James Bond had it wrong — diamonds aren’t forever. Data is.

Its privacy ought to be, too.

Unfortunately, laws regarding who may access your data, how it’s accessed — and when — haven’t caught up to data storage technology.

As recently as 10 years ago, most data that was older than 180 days got automatically deleted from servers to make room for new data. This was necessary because of the physical storage limits of the servers in use at the time. The upside — privacy-wise — of this disappearing data was that it was no longer available to the government.

Which, under an out-of-date law, was legally empowered to access data older than 180 days without a warrant — or even probable cause. But today, there’s a huge problem, privacy-wise, because server storage capacity is now effectively infinite. Data is no longer automatically deleted after 180 days. It will probably still be there 180 years from now.

But the law allowing government to dig in to this data is still the same.

It is the Reagan-era Electronic Communications Privacy Act (ECPA), enacted back in 1986 — when people still rented Betamax tapes at Blockbuster and made calls on corded wall phones.

The ECPA never anticipated limitless server capacity — or even e-mails. There was no Internet back in ’86. A “server” was someone who brought you food. If you’d asked the ECPA’s authors what a “cloud” is, they’d have answered, “Those cottonball-looking things in the sky.”

But today, “cloud” has another meaning.

It is the term used to describe server storage remotely located and accessed via the Internet. Most home computer users (and smartphone users) now routinely upload data to the cloud — both as a backup and to avoid maxing out the still-limited storage capacity of their desktop PC or handheld device.

But once this data goes out — and gets stored in a cloud — Uncle can access it, 180 days from now or 180 years from now.

That’s one gaping hole in privacy protections arising from the EPCA — which created a different (much less restrictive) standard for government snooping through our online stuff. It was — and still is — legally necessary to get a specific warrant based on specific probable cause before government agents could rifle through a physical desk drawer and read physical correspondence, such as a letter.

Another problem with ECPA recently surfaced in the course of a government investigation of a person suspected of drug trafficking who stored data with Microsoft — which stored that data in servers outside the United States.
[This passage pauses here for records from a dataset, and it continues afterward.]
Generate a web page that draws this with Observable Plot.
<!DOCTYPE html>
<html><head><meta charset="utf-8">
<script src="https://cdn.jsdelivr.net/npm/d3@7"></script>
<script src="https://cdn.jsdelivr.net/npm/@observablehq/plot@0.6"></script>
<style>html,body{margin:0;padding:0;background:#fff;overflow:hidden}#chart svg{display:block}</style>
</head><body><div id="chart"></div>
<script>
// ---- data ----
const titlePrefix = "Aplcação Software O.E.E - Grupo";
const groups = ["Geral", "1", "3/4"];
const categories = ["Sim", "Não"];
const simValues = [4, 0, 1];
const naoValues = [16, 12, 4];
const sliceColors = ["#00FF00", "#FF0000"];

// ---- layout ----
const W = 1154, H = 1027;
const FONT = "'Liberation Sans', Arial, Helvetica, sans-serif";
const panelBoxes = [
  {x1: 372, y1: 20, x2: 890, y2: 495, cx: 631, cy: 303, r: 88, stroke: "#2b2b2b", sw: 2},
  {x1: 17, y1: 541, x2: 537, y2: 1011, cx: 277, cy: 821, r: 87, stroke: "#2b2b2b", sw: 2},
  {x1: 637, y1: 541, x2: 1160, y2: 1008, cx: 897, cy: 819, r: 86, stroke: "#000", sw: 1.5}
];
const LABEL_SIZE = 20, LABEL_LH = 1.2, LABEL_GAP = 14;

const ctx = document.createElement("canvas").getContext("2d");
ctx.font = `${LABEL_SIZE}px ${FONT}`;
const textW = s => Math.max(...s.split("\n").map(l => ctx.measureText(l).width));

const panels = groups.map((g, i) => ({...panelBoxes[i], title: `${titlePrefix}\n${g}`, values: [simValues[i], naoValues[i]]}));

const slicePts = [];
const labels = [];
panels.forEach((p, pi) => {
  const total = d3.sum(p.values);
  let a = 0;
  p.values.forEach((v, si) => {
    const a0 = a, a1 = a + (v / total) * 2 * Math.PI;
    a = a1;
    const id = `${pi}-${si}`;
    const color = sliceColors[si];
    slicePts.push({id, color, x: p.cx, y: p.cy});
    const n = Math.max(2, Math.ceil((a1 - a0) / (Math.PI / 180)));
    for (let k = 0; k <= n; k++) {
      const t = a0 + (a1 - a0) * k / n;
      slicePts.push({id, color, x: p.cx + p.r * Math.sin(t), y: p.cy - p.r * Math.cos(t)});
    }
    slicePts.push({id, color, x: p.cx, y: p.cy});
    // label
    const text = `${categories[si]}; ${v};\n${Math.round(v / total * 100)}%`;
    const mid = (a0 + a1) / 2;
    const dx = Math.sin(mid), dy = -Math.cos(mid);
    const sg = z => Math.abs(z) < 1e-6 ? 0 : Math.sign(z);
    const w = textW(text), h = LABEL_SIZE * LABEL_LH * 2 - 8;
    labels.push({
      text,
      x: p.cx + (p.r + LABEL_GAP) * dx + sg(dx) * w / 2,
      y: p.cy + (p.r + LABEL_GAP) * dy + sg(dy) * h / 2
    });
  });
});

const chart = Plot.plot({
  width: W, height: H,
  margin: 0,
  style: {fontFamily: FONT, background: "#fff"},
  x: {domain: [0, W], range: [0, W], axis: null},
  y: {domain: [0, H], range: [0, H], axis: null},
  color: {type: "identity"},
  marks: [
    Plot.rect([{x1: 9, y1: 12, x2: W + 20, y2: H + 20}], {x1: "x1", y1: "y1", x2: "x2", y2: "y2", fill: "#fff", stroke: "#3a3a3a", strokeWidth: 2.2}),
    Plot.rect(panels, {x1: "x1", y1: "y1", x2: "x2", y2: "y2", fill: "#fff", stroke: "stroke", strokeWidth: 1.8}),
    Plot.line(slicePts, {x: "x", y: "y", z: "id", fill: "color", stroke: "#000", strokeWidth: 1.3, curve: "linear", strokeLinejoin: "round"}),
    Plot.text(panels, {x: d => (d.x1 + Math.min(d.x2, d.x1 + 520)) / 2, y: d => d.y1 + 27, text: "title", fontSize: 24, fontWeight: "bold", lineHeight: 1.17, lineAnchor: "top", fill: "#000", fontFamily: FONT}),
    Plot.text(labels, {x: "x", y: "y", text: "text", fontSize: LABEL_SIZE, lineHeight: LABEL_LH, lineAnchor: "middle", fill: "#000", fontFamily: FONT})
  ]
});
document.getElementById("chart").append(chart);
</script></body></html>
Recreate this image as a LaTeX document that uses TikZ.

The Feds pressured Microsoft to turn over the data, notwithstanding there was no legal warrant and notwithstanding that the country where the servers (and data) were located — Ireland — took issue issue with a foreign government (that’s our government, in this case) asserting sovereignty on its territory.

Microsoft — and in principle, other countries doing business overseas — were put in the position of flouting the laws of countries in which they did business (probably not good for future business) or annoying the Feds for failing to “cooperate” (probably not good for business, either).

There was also the tertiary problem of annoyed foreign governments deciding to flout U.S. laws, given the U.S. wasn’t respecting their laws.

A few months back, Microsoft won an appeal, with New York Circuit Court Judge Sarah Carney writing in her opinion that the ECPA “does not authorize courts to issue and enforce against U.S.-based service providers warrants for the seizure of customer emails” stored on foreign servers.

But there is still the issue of the 180 day “exemption” on warrants and probable cause, deriving from the geriatric ECPA.

Like Betamax, it’s a museum piece.

Sen. Orrin Hatch of Utah, along with Sens. Chris Coons of Delaware and Dean Heller of Nevada, have put forward a bill to bring the law up to date with the state of current technology. Titled the International Communications Privacy Act, it would effectively replace the ECPA and specifically addresses the privacy issues and international business-legal issues that the ECPA left either wide open or didn’t address at all.

Instead of “cowboy” Ollie North-style operations by the Feds to strong-arm data stored on servers outside the physical borders and outside the legal jurisdiction of the United States (and vice versa), governments would agree to Mutual Legal Assistance Treaties formally establishing a legal framework binding on both parties regarding how and under what circumstances data stored outside their jurisdictions be accessed.

And — perhaps most critically — the warrant and probable cause requirements that applied under ECPA to data less than 180 days old would apply to all data, regardless of its vintage.

This latter reform is particularly important given that most of our communications are now done online. People send emails and PDFs over the Net rather than envelopes via the Postal Service. Digitally transmitted correspondence (and other data) is no less deserving of protection under the law than the old-fashioned physical kind stored in desk drawers rather than servers.

The International Communications Privacy Act would — for once — enhance rather than diminish our privacy. That’s no small thing these days.